NASA's OSIRIS-REx asteroid sample return mission has achieved extraordinary results, yielding findings about the asteroid 101955 Bennu, which significantly illuminate our knowledge of the origins of life. The mission, which started with the spacecraft's launch in 2016, culminated with the successful collection of samples during its touch-and-go operation on October 20, 2020, and the return of these samples to Earth on September 24, 2023.
Located around 300 million kilometers from Earth, Bennu was initially targeted because it is considered to be a remnant from the early Solar System, and researchers aimed to analyze its composition for insights about the building blocks of life. Following its collection, scientists analyzing the 120 grams of material from Bennu, which is roughly the weight of a banana, observed remarkable findings published recently.

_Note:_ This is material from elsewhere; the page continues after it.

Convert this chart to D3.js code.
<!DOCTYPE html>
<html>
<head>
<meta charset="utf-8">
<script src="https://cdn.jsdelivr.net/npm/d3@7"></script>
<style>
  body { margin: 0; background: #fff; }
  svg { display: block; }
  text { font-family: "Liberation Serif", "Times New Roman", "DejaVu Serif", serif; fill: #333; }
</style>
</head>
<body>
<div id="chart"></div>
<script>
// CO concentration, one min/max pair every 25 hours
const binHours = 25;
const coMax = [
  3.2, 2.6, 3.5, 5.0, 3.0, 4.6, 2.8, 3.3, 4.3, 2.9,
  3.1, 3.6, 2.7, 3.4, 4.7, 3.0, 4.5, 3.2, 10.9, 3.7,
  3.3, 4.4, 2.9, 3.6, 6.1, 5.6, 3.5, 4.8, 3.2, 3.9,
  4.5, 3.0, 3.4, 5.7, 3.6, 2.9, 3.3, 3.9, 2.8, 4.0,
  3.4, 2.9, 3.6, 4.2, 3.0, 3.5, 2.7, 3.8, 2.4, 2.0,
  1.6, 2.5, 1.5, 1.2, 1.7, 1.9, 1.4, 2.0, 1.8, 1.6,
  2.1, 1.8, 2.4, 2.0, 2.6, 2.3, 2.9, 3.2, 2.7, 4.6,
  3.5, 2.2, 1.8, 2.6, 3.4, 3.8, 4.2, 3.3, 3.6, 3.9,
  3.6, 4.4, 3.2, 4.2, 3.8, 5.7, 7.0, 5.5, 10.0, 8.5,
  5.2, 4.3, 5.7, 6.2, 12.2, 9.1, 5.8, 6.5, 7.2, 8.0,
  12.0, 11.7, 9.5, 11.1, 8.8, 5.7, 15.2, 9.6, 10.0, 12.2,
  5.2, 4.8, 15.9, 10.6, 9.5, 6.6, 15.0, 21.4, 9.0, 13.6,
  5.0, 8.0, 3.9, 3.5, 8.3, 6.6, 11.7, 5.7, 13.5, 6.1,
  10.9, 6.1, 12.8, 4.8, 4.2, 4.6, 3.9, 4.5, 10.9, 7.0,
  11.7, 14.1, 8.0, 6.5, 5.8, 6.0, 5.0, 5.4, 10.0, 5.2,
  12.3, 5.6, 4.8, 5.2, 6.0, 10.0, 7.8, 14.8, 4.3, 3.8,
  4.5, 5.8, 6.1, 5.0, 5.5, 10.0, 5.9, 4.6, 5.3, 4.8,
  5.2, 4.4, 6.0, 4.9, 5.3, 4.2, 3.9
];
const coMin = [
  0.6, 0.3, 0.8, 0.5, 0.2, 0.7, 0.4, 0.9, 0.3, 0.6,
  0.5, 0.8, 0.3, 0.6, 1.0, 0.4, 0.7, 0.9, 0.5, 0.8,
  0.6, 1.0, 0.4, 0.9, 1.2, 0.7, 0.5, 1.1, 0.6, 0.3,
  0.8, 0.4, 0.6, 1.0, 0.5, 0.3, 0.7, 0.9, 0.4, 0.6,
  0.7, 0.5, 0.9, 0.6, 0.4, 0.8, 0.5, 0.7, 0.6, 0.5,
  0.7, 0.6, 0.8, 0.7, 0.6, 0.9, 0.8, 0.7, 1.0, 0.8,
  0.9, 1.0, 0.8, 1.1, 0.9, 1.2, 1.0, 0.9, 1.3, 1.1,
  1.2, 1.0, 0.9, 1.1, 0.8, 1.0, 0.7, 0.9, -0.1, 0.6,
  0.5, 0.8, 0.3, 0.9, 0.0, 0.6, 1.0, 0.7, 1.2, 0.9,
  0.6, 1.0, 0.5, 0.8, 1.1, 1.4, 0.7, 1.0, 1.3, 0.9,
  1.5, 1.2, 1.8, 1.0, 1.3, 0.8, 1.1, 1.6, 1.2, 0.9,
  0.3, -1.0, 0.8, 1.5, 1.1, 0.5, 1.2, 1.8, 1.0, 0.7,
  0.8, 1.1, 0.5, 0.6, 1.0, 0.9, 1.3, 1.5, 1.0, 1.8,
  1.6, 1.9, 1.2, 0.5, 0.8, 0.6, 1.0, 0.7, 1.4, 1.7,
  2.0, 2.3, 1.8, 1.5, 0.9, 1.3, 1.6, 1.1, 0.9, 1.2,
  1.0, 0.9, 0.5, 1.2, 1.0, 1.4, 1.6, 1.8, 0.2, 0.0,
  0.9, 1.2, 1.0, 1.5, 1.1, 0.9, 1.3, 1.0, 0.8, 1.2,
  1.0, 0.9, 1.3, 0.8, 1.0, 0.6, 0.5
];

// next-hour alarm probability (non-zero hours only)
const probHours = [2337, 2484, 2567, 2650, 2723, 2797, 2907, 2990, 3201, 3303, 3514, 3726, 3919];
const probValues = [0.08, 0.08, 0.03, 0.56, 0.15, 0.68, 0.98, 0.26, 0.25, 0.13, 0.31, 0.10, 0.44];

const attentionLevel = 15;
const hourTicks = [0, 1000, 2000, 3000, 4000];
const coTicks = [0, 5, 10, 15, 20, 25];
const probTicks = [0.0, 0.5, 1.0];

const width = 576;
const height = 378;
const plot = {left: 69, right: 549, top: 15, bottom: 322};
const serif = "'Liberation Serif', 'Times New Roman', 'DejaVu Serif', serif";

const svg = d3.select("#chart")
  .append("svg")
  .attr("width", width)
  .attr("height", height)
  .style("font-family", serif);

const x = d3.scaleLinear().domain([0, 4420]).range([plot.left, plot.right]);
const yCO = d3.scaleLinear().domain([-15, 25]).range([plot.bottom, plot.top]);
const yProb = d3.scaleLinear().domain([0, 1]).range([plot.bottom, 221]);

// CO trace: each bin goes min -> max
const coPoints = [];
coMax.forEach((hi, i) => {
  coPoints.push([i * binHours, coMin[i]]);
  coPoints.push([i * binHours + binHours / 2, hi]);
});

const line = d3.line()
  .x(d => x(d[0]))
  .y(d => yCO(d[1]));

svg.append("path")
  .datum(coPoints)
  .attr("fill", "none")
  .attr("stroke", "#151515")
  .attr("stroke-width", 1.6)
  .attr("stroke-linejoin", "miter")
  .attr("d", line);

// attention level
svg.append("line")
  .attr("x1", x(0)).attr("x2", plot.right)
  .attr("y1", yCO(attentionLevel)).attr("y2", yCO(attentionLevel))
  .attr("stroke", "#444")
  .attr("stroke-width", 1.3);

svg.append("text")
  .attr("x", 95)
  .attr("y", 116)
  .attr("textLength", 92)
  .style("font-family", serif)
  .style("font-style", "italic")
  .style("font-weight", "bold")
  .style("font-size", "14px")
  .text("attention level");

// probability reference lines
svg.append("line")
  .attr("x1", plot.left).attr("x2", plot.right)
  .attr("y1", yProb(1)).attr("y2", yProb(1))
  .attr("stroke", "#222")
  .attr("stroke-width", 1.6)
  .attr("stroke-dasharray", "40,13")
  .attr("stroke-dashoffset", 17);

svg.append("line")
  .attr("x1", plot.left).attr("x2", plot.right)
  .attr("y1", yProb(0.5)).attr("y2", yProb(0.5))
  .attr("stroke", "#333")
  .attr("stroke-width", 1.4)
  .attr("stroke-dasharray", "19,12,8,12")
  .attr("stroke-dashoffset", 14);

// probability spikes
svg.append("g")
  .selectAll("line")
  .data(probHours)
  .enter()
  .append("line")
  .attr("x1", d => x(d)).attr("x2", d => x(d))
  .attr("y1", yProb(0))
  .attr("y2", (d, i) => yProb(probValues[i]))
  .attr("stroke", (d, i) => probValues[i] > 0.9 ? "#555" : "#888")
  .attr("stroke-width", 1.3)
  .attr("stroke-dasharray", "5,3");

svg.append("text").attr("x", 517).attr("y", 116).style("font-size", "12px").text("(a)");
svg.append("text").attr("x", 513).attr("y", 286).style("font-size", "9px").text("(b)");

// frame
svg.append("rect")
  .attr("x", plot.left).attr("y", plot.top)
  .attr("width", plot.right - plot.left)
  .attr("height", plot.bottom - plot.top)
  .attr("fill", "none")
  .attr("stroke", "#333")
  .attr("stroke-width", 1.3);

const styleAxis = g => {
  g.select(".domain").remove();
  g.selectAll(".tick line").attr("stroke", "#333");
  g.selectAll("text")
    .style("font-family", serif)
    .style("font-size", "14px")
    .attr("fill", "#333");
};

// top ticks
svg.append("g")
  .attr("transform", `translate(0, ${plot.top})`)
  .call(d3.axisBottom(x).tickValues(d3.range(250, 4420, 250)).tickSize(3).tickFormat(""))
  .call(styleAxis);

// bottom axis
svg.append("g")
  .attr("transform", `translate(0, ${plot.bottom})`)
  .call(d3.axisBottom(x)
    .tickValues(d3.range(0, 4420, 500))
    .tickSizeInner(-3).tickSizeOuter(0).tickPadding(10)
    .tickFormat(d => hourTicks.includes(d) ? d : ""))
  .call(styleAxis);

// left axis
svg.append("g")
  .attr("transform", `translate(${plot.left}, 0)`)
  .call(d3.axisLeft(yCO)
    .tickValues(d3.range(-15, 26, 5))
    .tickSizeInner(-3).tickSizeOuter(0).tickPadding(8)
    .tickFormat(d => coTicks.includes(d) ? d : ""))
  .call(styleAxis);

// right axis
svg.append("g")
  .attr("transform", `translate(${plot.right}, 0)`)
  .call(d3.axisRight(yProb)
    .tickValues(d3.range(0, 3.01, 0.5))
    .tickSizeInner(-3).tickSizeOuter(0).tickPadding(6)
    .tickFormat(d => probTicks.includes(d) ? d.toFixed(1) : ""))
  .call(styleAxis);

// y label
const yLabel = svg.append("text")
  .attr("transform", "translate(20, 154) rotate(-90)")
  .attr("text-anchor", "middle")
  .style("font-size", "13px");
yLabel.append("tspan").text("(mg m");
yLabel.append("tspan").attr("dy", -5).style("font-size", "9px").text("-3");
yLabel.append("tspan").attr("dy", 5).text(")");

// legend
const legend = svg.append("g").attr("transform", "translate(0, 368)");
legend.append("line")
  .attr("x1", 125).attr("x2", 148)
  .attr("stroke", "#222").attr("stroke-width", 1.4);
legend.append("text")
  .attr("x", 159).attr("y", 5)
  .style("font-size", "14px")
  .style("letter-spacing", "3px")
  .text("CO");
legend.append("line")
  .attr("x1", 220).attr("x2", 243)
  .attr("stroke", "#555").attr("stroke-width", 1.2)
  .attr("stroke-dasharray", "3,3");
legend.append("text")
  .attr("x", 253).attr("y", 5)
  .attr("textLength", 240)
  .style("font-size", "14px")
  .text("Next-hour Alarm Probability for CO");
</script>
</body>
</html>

A highlight of the research involves the detection of organic compounds and minerals found to be fundamental to life. Among the notable discoveries, 14 of the 20 amino acids—essential components for proteins found on Earth—were identified within the Bennu samples. This discovery has exciting implications. Dr. Daniel P. Glavin, the lead author and senior scientist at NASA's Goddard Space Flight Center, remarked, "This is all very exciting because it suggests asteroids like Bennu once acted like giant chemical factories in space and could have also delivered the raw ingredients for life to Earth and other bodies in our solar system."
During detailed analysis, researchers noted not just amino acids but also various briny salts and minerals, typically associated with the chemical pathways leading to life. Tim McCoy, curator of meteorites at the Smithsonian's National Museum of Natural History, co-leading one of the studies, explained, "We have discovered the next step on a pathway to life," referring to the remarkable insights gathered from this pristine extraterrestrial material.

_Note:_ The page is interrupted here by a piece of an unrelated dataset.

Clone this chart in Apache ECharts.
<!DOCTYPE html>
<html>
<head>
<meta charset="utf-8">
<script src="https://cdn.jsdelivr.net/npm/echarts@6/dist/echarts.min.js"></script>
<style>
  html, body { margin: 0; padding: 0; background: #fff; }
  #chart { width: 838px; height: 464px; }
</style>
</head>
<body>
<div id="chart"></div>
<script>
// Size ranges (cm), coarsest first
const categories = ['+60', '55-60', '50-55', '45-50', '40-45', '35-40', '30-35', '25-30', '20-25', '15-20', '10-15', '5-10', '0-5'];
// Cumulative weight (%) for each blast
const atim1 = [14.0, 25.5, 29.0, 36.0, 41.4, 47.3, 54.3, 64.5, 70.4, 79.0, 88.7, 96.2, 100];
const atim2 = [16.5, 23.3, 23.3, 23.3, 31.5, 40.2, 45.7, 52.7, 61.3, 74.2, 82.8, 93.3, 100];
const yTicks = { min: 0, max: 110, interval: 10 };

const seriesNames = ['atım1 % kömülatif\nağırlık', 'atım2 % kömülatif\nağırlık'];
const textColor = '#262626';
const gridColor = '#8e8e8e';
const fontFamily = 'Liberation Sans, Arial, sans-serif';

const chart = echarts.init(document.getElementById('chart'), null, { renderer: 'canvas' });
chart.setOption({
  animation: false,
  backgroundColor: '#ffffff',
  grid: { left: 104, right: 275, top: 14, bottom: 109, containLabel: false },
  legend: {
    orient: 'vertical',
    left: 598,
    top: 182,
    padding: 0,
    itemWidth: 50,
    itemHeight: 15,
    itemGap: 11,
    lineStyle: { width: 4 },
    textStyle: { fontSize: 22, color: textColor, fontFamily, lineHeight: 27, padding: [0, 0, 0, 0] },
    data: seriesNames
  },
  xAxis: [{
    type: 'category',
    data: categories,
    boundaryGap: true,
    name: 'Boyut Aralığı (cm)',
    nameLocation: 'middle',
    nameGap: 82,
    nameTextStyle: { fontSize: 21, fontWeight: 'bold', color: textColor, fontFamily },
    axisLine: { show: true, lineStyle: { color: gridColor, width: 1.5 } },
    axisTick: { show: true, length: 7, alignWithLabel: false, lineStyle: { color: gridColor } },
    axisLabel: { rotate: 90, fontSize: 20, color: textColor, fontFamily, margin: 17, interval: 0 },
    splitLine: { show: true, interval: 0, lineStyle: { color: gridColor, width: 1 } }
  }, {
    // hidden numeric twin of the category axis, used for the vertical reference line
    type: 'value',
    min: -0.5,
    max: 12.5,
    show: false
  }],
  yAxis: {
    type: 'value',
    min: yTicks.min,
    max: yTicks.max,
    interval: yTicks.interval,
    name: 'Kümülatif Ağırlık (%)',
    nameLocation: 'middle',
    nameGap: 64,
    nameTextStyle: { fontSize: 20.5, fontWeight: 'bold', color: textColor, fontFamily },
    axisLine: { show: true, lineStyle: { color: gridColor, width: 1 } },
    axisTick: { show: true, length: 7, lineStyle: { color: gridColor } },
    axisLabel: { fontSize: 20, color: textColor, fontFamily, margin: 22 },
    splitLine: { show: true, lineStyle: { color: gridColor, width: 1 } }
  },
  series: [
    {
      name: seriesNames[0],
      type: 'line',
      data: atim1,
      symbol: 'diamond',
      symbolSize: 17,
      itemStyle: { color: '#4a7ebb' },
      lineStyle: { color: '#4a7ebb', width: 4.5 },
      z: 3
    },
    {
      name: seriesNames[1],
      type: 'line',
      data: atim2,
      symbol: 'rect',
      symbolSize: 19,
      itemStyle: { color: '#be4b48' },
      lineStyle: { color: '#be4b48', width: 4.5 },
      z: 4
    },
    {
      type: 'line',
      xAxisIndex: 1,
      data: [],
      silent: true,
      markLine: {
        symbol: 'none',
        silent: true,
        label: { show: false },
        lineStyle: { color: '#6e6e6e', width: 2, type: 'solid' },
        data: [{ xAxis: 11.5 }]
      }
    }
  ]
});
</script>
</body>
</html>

The unique nature of the Bennu samples, shielded from Earth's atmospheric conditions, provides scientists with heightened confidence about their conclusions. Traditional meteorites, often altered during atmospheric entry, can obscure organic matter's true nature. Glavin asserted, "These organic molecules have all been found previously in meteorites, but the Bennu samples are pristine and were protected from heating during atmospheric entry and exposure to terrestrial contamination. So we have much higher confidence now." This comparison elevates the significance of the findings surrounding Bennu as unique and unaltered data about the origins of life.
The samples also reveal significant insights about the presence of salty minerals formed after water evaporated on Bennu's parent body, evidenced by finding compounds previously unobserved in asteroid samples. Yasuhito Sekine, from the Institute of Science Tokyo, emphasized the ramifications of these observations, explaining, "The salts would otherwise have rapidly absorbed moisture in the Earth's humid atmosphere." For researchers, these minerals imply Bennu's ancient environmental conditions may have supported the basic building blocks of life, potentially hinting at the broader processes of the Solar System's formation.

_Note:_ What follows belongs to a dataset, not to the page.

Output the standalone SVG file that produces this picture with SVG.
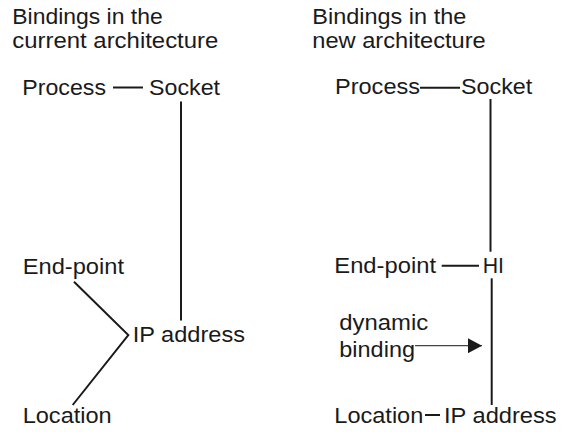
<svg xmlns="http://www.w3.org/2000/svg" width="563" height="432" viewBox="0 0 563 432">
<style>
text{font-family:"Liberation Sans",Arial,Helvetica,sans-serif;font-size:21.5px;fill:#1a1a1a}
.ln{stroke:#1a1a1a;stroke-width:2;fill:none}
.ar{stroke:#444;stroke-width:1.3;fill:none}
</style>
<defs>
<marker id="ah" markerWidth="14" markerHeight="15" refX="14" refY="7.5" orient="auto" markerUnits="userSpaceOnUse">
<path d="M0,0 L14,7.5 L0,15 Z" fill="#1a1a1a"/>
</marker>
</defs>
<rect width="563" height="432" fill="#fff"/>
<g id="title-left">
<text x="12.3" y="24" textLength="150.4" lengthAdjust="spacingAndGlyphs">Bindings in the</text>
<text x="12.3" y="47.5" textLength="206" lengthAdjust="spacingAndGlyphs">current architecture</text>
</g>
<g id="title-right">
<text x="312.3" y="24" textLength="154" lengthAdjust="spacingAndGlyphs">Bindings in the</text>
<text x="312.3" y="47.5" textLength="173.4" lengthAdjust="spacingAndGlyphs">new architecture</text>
</g>
<g id="connectors">
<line class="ln" x1="113" y1="87.5" x2="143" y2="87.5"/>
<line class="ln" x1="181" y1="101.5" x2="181" y2="320.5"/>
<polyline class="ln" points="74,281.7 128.3,335 72.7,405"/>
<line class="ln" x1="420" y1="87.7" x2="460" y2="87.7"/>
<line class="ln" x1="490.5" y1="99" x2="490.5" y2="251.7"/>
<line class="ln" x1="441.7" y1="265.7" x2="479" y2="265.7"/>
<line class="ln" x1="491.7" y1="278.3" x2="491.7" y2="405"/>
<line class="ln" x1="425" y1="415" x2="440" y2="415"/>
<line class="ar" x1="415" y1="345.7" x2="482" y2="345.7" marker-end="url(#ah)"/>
</g>
<g id="node-process-left"><text x="22.3" y="94.5" textLength="83.7" lengthAdjust="spacingAndGlyphs">Process</text></g>
<g id="node-socket-left"><text x="149" y="94.5" textLength="71" lengthAdjust="spacingAndGlyphs">Socket</text></g>
<g id="node-endpoint-left"><text x="22.7" y="274" textLength="101.3" lengthAdjust="spacingAndGlyphs">End-point</text></g>
<g id="node-ip-left"><text x="132.7" y="341.7" textLength="112.3" lengthAdjust="spacingAndGlyphs">IP address</text></g>
<g id="node-location-left"><text x="22.7" y="423.3" textLength="89" lengthAdjust="spacingAndGlyphs">Location</text></g>
<g id="node-process-right"><text x="335" y="94" textLength="85" lengthAdjust="spacingAndGlyphs">Process</text></g>
<g id="node-socket-right"><text x="461" y="94" textLength="71.3" lengthAdjust="spacingAndGlyphs">Socket</text></g>
<g id="node-endpoint-right"><text x="334.3" y="273.3" textLength="101.7" lengthAdjust="spacingAndGlyphs">End-point</text></g>
<g id="node-hi"><text x="482.7" y="273.3" textLength="21.3" lengthAdjust="spacingAndGlyphs">HI</text></g>
<g id="label-dynamic">
<text x="339.3" y="330" textLength="89" lengthAdjust="spacingAndGlyphs">dynamic</text>
<text x="339.3" y="356.7" textLength="75.7" lengthAdjust="spacingAndGlyphs">binding</text>
</g>
<g id="node-location-right"><text x="334.3" y="423.3" textLength="89" lengthAdjust="spacingAndGlyphs">Location</text></g>
<g id="node-ip-right"><text x="444" y="423.3" textLength="112.7" lengthAdjust="spacingAndGlyphs">IP address</text></g>
</svg>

Additional findings about the structure of the amino acids—specifically their chirality—add another layer to our exploration of life's origins. Curiously, the samples exhibited equal distributions of left-handed and right-handed amino acids, starkly contrasting with the typical dominance of left-handed forms found within terrestrial life. "Even though asteroid Bennu has no life, the question is could other icy bodies harbor life?" queried Nick Timms, of Curtin University's School of Earth and Planetary Sciences, pondering the broader questions raised by Bennu's analysis.
This collection of findings draws attention to the significant role asteroids may play as conduits for life's building blocks — factors potentially influencing the conditions of early Earth and other celestial bodies. The OSIRIS-REx mission has provided a credible foundation for future explorations and studies about the origins of life, as researchers look to analyze samples from future missions beyond Bennu.
Such studies not only deepen our knowledge of life’s beginnings but also broaden our perspective on potential life-harboring celestial objects. The research emphasizes the importance of continued examination of various extraterrestrial bodies, promoting the idea of asteroids acting as life’s messengers. The mission's legacy could very well reshape our grasp on how life traversed from the cosmos to Earth, establishing pathways to support life.
NASA's successful endeavors with OSIRIS-REx demonstrate how space missions can yield fundamental discoveries about our existence and surroundings. The findings from Bennu are paving the way for future research, addressing the complex questions surrounding life’s origins and our wider solar system.